Are we expecting revised HMRC guidance?

HMRC intends to publish guidance on MDR once the regulations are finalised and before the rules come into effect. We can expect that the guidance will be broadly consistent with the existing guidance at HMRC International Exchange of Information Manual IEIM 600000 except where there will be tweaks to reflect the OECD model or to address any gaps in the existing guidance.

When are the new regulations expected to come into force?

The new regulations are expected to come into force in summer 2022. It should be noted that while SI 2020/25, which implemented DAC 6 in the UK, will be replaced and repealed, those regulations will still have effect in relation to arrangements entered into before the MDR regulations come into force.

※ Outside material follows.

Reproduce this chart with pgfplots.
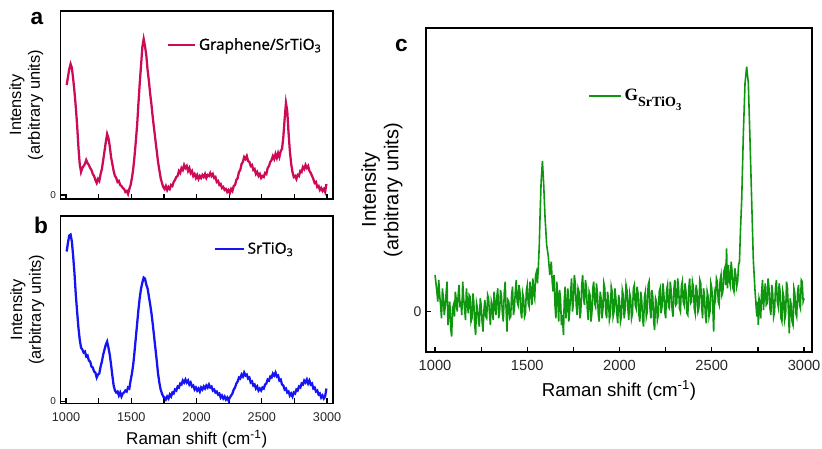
\documentclass[border=0pt]{standalone}
\usepackage{fontspec}
\setmainfont{Liberation Sans}
\newfontfamily\legfont[FakeBold=1]{Open Sans}
\newfontfamily\serifb{Liberation Serif}
\usepackage{pgfplots}
\pgfplotsset{compat=1.18}
\pgfplotsset{/pgf/number format/assume math mode=true}
\definecolor{cA}{RGB}{205,10,85}
\definecolor{cB}{RGB}{20,20,245}
\definecolor{cC}{RGB}{15,150,15}
\pgfplotsset{
  panel/.style={
    scale only axis, anchor=south west,
    tick pos=left, tick align=inside,
    major tick length=4pt, minor tick length=4pt,
    axis line style={line width=1.2pt},
    every tick/.style={line width=1pt,black},
    xtick={1000,1500,...,3000}, minor xtick={1250,1750,2250,2750},
    ytick={0},
    x tick label style={/pgf/number format/1000 sep={}, text=black!85, yshift=-3pt},
    y tick label style={text=black!85},
    ylabel style={align=center, anchor=south, inner sep=0pt},
    legend style={draw=none, fill=none, inner sep=0pt, anchor=west},
    legend cell align=left,
  }
}
\begin{document}
\begin{tikzpicture}
\useasboundingbox (0,0) rectangle (616.5pt,336.75pt);
% ---------------- panel a
\begin{axis}[panel,
  at={(45.4pt,187.5pt)}, width=204.4pt, height=141pt,
  xmin=958, xmax=3046, ymin=-4, ymax=184,
  xticklabels={},
  y tick label style={font=\fontsize{7.5}{8}\selectfont},
  ylabel={Intensity\\(arbitrary units)},
  ylabel style={font=\fontsize{12.3}{14}\selectfont, at={(axis description cs:-0.0625,0.5)}},
  legend style={at={(0.391,0.819)}, font=\legfont\fontsize{11.5}{12}\selectfont},
  legend image code/.code={\draw[#1] (0pt,0pt) -- (20pt,0pt);},
]
\addplot[cA, line width=1.7pt] coordinates {
(1005,110)(1015,118)(1025,126)(1035,131)(1045,127)(1055,116)(1065,103)(1075,88)(1085,70)(1095,48)
(1105,31)(1115,23)(1125,27)(1135,29)(1145,31)(1155,35)(1165,32)(1175,30)(1185,27)(1195,25)
(1205,21)(1215,19)(1225,15)(1235,12)(1245,16)(1255,14)(1265,21)(1275,26)(1285,35)(1295,44)
(1305,53)(1315,61)(1325,57)(1335,49)(1345,38)(1355,31)(1365,24)(1375,19)(1385,17)(1395,13)
(1405,14)(1415,10)(1425,9)(1435,7)(1445,6)(1455,3)(1465,4)(1475,1)(1485,6)(1495,10)
(1505,17)(1515,26)(1525,39)(1535,54)(1545,70)(1555,92)(1565,112)(1575,130)(1585,148)(1595,156)
(1605,149)(1615,140)(1625,125)(1635,114)(1645,101)(1655,90)(1665,77)(1675,66)(1685,55)(1695,44)
(1705,33)(1715,25)(1725,17)(1735,12)(1745,8)(1755,6)(1765,9)(1775,5)(1785,8)(1795,6)
(1805,10)(1815,9)(1825,13)(1835,15)(1845,18)(1855,19)(1865,24)(1875,22)(1885,27)(1895,25)
(1905,30)(1915,27)(1925,29)(1935,24)(1945,27)(1955,22)(1965,24)(1975,19)(1985,21)(1995,17)
(2005,20)(2015,16)(2025,19)(2035,17)(2045,20)(2055,18)(2065,21)(2075,17)(2085,20)(2095,19)
(2105,22)(2115,19)(2125,21)(2135,17)(2145,18)(2155,13)(2165,14)(2175,10)(2185,11)(2195,7)
(2205,8)(2215,5)(2225,6)(2235,3)(2245,5)(2255,2)(2265,6)(2275,4)(2285,9)(2295,10)
(2305,15)(2315,17)(2325,23)(2335,25)(2345,31)(2355,33)(2365,38)(2375,36)(2385,39)(2395,34)
(2405,33)(2415,29)(2425,30)(2435,25)(2445,26)(2455,21)(2465,23)(2475,19)(2485,21)(2495,17)
(2505,19)(2515,18)(2525,22)(2535,21)(2545,27)(2555,29)(2565,33)(2575,35)(2585,39)(2595,36)
(2605,41)(2615,37)(2625,42)(2635,38)(2645,44)(2655,46)(2665,58)(2675,76)(2685,92)(2695,84)
(2705,62)(2715,44)(2725,31)(2735,23)(2745,18)(2755,19)(2765,16)(2775,20)(2785,19)(2795,24)
(2805,23)(2815,28)(2825,26)(2835,30)(2845,27)(2855,29)(2865,24)(2875,22)(2885,19)(2895,16)
(2905,12)(2915,13)(2925,8)(2935,9)(2945,5)(2955,7)(2965,4)(2975,6)(2985,3)(2995,11)
};
\addlegendentry{Graphene/SrTiO\textsubscript{3}}
\end{axis}
% ---------------- panel b
\begin{axis}[panel,
  at={(45.4pt,34.1pt)}, width=204.4pt, height=140.6pt,
  xmin=958, xmax=3046, ymin=-2, ymax=185.5,
  x tick label style={font=\fontsize{9.5}{10}\selectfont},
  y tick label style={font=\fontsize{7.5}{8}\selectfont},
  xlabel={Raman shift (cm\textsuperscript{-1})},
  xlabel style={font=\fontsize{12.8}{14}\selectfont},
  ylabel={Intensity\\(arbitrary units)},
  ylabel style={font=\fontsize{12.3}{14}\selectfont, at={(axis description cs:-0.059,0.5)}},
  legend style={at={(0.56,0.824)}, font=\legfont\fontsize{11.5}{12}\selectfont},
  legend image code/.code={\draw[#1] (0pt,0pt) -- (22pt,0pt);},
]
\addplot[cB, line width=1.7pt] coordinates {
(1005,150)(1015,159)(1025,166)(1035,167)(1045,160)(1055,145)(1065,128)(1075,107)(1085,90)(1095,74)
(1105,62)(1115,54)(1125,52)(1135,49)(1145,50)(1155,45)(1165,46)(1175,41)(1185,40)(1195,35)
(1205,34)(1215,30)(1225,29)(1235,24)(1245,27)(1255,28)(1265,35)(1275,40)(1285,47)(1295,52)
(1305,57)(1315,60)(1325,54)(1335,47)(1345,37)(1355,26)(1365,16)(1375,11)(1385,9)(1395,10)
(1405,6)(1415,9)(1425,5)(1435,8)(1445,9)(1455,11)(1465,10)(1475,14)(1485,13)(1495,21)
(1505,28)(1515,37)(1525,50)(1535,64)(1545,78)(1555,92)(1565,104)(1575,113)(1585,119)(1595,124)
(1605,123)(1615,117)(1625,113)(1635,105)(1645,97)(1655,88)(1665,77)(1675,65)(1685,53)(1695,41)
(1705,28)(1715,19)(1725,12)(1735,8)(1745,5)(1755,4)(1765,2)(1775,5)(1785,3)(1795,7)
(1805,5)(1815,9)(1825,8)(1835,12)(1845,11)(1855,15)(1865,14)(1875,18)(1885,17)(1895,21)
(1905,19)(1915,22)(1925,19)(1935,21)(1945,17)(1955,19)(1965,15)(1975,16)(1985,12)(1995,14)
(2005,11)(2015,13)(2025,10)(2035,14)(2045,12)(2055,15)(2065,13)(2075,16)(2085,14)(2095,17)
(2105,14)(2115,15)(2125,11)(2135,12)(2145,9)(2155,10)(2165,7)(2175,8)(2185,4)(2195,6)
(2205,3)(2215,5)(2225,2)(2235,4)(2245,1)(2255,4)(2265,6)(2275,8)(2285,12)(2295,14)
(2305,18)(2315,20)(2325,24)(2335,23)(2345,27)(2355,25)(2365,29)(2375,26)(2385,27)(2395,23)
(2405,24)(2415,19)(2425,20)(2435,16)(2445,17)(2455,13)(2465,15)(2475,11)(2485,13)(2495,11)
(2505,14)(2515,13)(2525,17)(2535,18)(2545,22)(2555,21)(2565,25)(2575,24)(2585,28)(2595,26)
(2605,29)(2615,25)(2625,26)(2635,21)(2645,22)(2655,17)(2665,16)(2675,12)(2685,13)(2695,9)
(2705,10)(2715,6)(2725,8)(2735,5)(2745,9)(2755,8)(2765,12)(2775,11)(2785,15)(2795,14)
(2805,18)(2815,17)(2825,21)(2835,19)(2845,22)(2855,18)(2865,21)(2875,17)(2885,18)(2895,13)
(2905,14)(2915,10)(2925,11)(2935,7)(2945,8)(2955,4)(2965,6)(2975,3)(2985,5)(2995,13)
};
\addlegendentry{SrTiO\textsubscript{3}}
\end{axis}
% ---------------- panel c
\begin{axis}[panel,
  at={(319.5pt,72.75pt)}, width=289.5pt, height=243pt,
  xmin=951, xmax=3043, ymin=-121, ymax=851,
  x tick label style={font=\fontsize{11}{12}\selectfont},
  y tick label style={font=\fontsize{10.5}{11}\selectfont},
  xlabel={Raman shift (cm\textsuperscript{-1})},
  xlabel style={font=\fontsize{14}{15}\selectfont},
  ylabel={Intensity\\(arbitrary units)},
  ylabel style={font=\fontsize{15}{17}\selectfont, at={(axis description cs:-0.06,0.5)}},
  legend style={at={(0.42,0.79)}, font=\serifb\bfseries\fontsize{13}{14}\selectfont},
  legend image code/.code={\draw[#1] (0pt,0pt) -- (24pt,0pt);},
]
\addplot[cC, line width=1.2pt] coordinates {
(1000,110)(1005,85)(1010,60)(1015,30)(1020,95)(1025,50)(1030,20)(1035,-20)(1040,70)(1045,40)
(1050,-10)(1055,15)(1060,55)(1065,90)(1070,-40)(1075,-5)(1080,30)(1085,-50)(1090,-75)(1095,10)
(1100,20)(1105,-15)(1110,60)(1115,35)(1120,0)(1125,45)(1130,80)(1135,20)(1140,25)(1145,-10)
(1150,90)(1155,40)(1160,10)(1165,-25)(1170,70)(1175,30)(1180,-5)(1185,50)(1190,45)(1195,-30)
(1200,-20)(1205,55)(1210,30)(1215,-40)(1220,-70)(1225,25)(1230,10)(1235,-25)(1240,-45)(1245,40)
(1250,20)(1255,-30)(1260,-60)(1265,5)(1270,35)(1275,-15)(1280,-20)(1285,50)(1290,40)(1295,-5)
(1300,-40)(1305,30)(1310,15)(1315,-25)(1320,60)(1325,20)(1330,-10)(1335,45)(1340,70)(1345,-20)
(1350,0)(1355,65)(1360,45)(1365,-5)(1370,-30)(1375,55)(1380,90)(1385,10)(1390,-60)(1395,35)
(1400,30)(1405,-20)(1410,-15)(1415,50)(1420,75)(1425,-10)(1430,10)(1435,60)(1440,95)(1445,30)
(1450,20)(1455,80)(1460,60)(1465,0)(1470,-20)(1475,55)(1480,40)(1485,-15)(1490,-5)(1495,65)
(1500,80)(1505,25)(1510,15)(1515,90)(1520,60)(1525,20)(1530,100)(1535,55)(1540,40)(1545,110)
(1550,120)(1555,85)(1560,135)(1565,200)(1569,285)(1575,390)(1582,452)(1589,380)(1596,285)(1605,200)
(1614,165)(1622,110)(1630,150)(1635,90)(1640,60)(1645,110)(1650,20)(1655,-20)(1660,90)(1665,40)
(1670,-30)(1675,65)(1680,40)(1685,-40)(1690,-10)(1696,-70)(1700,30)(1705,75)(1710,-20)(1715,20)
(1720,70)(1725,-30)(1730,5)(1735,60)(1740,100)(1745,0)(1750,30)(1755,110)(1760,85)(1765,20)
(1770,-10)(1775,70)(1780,60)(1785,-20)(1790,0)(1795,80)(1800,110)(1805,40)(1810,20)(1815,95)
(1820,75)(1825,10)(1830,-25)(1835,60)(1840,50)(1845,-30)(1850,-5)(1855,70)(1860,90)(1865,25)
(1870,15)(1875,85)(1880,55)(1885,-10)(1890,-30)(1895,60)(1900,40)(1905,-20)(1910,10)(1915,85)
(1920,70)(1925,0)(1930,-20)(1935,60)(1940,35)(1945,-25)(1950,-10)(1955,75)(1960,60)(1965,-15)
(1970,0)(1975,70)(1980,40)(1985,-5)(1990,-35)(1995,50)(2000,30)(2005,-30)(2010,-15)(2015,65)
(2020,50)(2025,-20)(2030,5)(2035,80)(2040,65)(2045,10)(2050,-25)(2055,55)(2060,40)(2065,-20)
(2070,-5)(2075,70)(2080,80)(2085,20)(2090,10)(2095,75)(2100,55)(2105,-10)(2110,-30)(2115,60)
(2120,35)(2125,-20)(2130,-45)(2135,45)(2140,60)(2145,-15)(2150,0)(2155,80)(2160,90)(2165,10)
(2170,-20)(2175,65)(2180,45)(2185,-30)(2190,-55)(2195,40)(2200,30)(2205,-25)(2210,-10)(2215,60)
(2220,70)(2225,-5)(2230,15)(2235,85)(2240,55)(2245,0)(2250,-20)(2255,65)(2260,80)(2265,15)
(2270,10)(2275,90)(2280,60)(2285,5)(2290,-15)(2295,70)(2300,95)(2305,20)(2310,25)(2315,100)
(2320,70)(2325,10)(2330,0)(2335,75)(2340,90)(2345,30)(2350,20)(2355,85)(2360,60)(2365,-5)
(2370,-10)(2375,70)(2380,100)(2385,25)(2390,30)(2395,90)(2400,75)(2405,10)(2410,-5)(2415,80)
(2420,60)(2425,0)(2430,10)(2435,95)(2440,85)(2445,15)(2450,-20)(2455,70)(2460,50)(2465,-10)
(2470,-35)(2475,60)(2480,45)(2485,-15)(2490,0)(2495,85)(2500,70)(2505,20)(2510,-60)(2515,55)
(2520,40)(2525,100)(2530,90)(2535,30)(2540,20)(2545,95)(2550,110)(2555,50)(2560,60)(2565,120)
(2570,130)(2575,80)(2580,190)(2585,70)(2590,140)(2595,95)(2600,80)(2605,150)(2610,120)(2615,70)
(2620,60)(2625,130)(2630,110)(2635,75)(2640,90)(2645,140)(2650,150)(2655,240)(2662,335)(2671,535)
(2680,685)(2689,735)(2698,685)(2707,515)(2716,335)(2725,155)(2734,65)(2744,-15)(2748,30)(2752,-40)
(2756,40)(2760,30)(2765,-20)(2770,60)(2775,95)(2780,5)(2785,50)(2790,85)(2795,20)(2800,25)
(2805,100)(2810,70)(2815,10)(2820,-10)(2825,80)(2830,55)(2835,-15)(2840,0)(2845,70)(2850,95)
(2855,30)(2860,15)(2865,85)(2870,60)(2875,-20)(2880,-30)(2885,60)(2890,45)(2895,-25)(2900,-10)
(2905,90)(2910,70)(2915,5)(2920,-65)(2925,40)(2930,20)(2935,-30)(2940,-40)(2945,70)(2950,55)
(2955,-5)(2960,-15)(2965,60)(2970,80)(2975,20)(2980,10)(2985,95)(2990,90)(2995,30)(3000,40)
};
\addlegendentry{G\raisebox{-0.35em}{\fontsize{10.5}{10.5}\selectfont SrTiO\raisebox{-0.25em}{\fontsize{8}{8}\selectfont 3}}}
\end{axis}
\node[font=\fontsize{17}{17}\selectfont\bfseries] at (27.75pt,322.5pt) {a};
\node[font=\fontsize{17}{17}\selectfont\bfseries] at (30.75pt,168pt) {b};
\node[font=\fontsize{17}{17}\selectfont\bfseries] at (301.1pt,302.6pt) {c};
\end{tikzpicture}
\end{document}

Should lawyers be advising their clients to do anything now to prepare?

As with DAC 6, there will potentially need to be an audit to ensure any necessary reporting of historic arrangements. The government has acknowledged that this retrospective reporting requirement is likely to create an onerous obligation on businesses and the exemptions outlined above are designed to ease this burden. Where HMRC has previously been informed of an arrangement there is no requirement to notify again. Going forward, when reporting is required, the client must comply with its disclosure obligations within 30 days of the first step of the arrangement being implemented.

Clients ought to be aware of the differences between MDR and DAC 6 where they had previously prepared for the implementation of DAC 6.

The narrative surrounding legal professional privilege is important to note. Lawyers who are unable to report as a consequence of legal professional privilege are still required to ‘notify their client in writing of the client’s disclosure obligations (regardless of whether the client is another intermediary or a reportable taxpayer) within 30 days of the arrangement being made available or the assistance or advice being given’.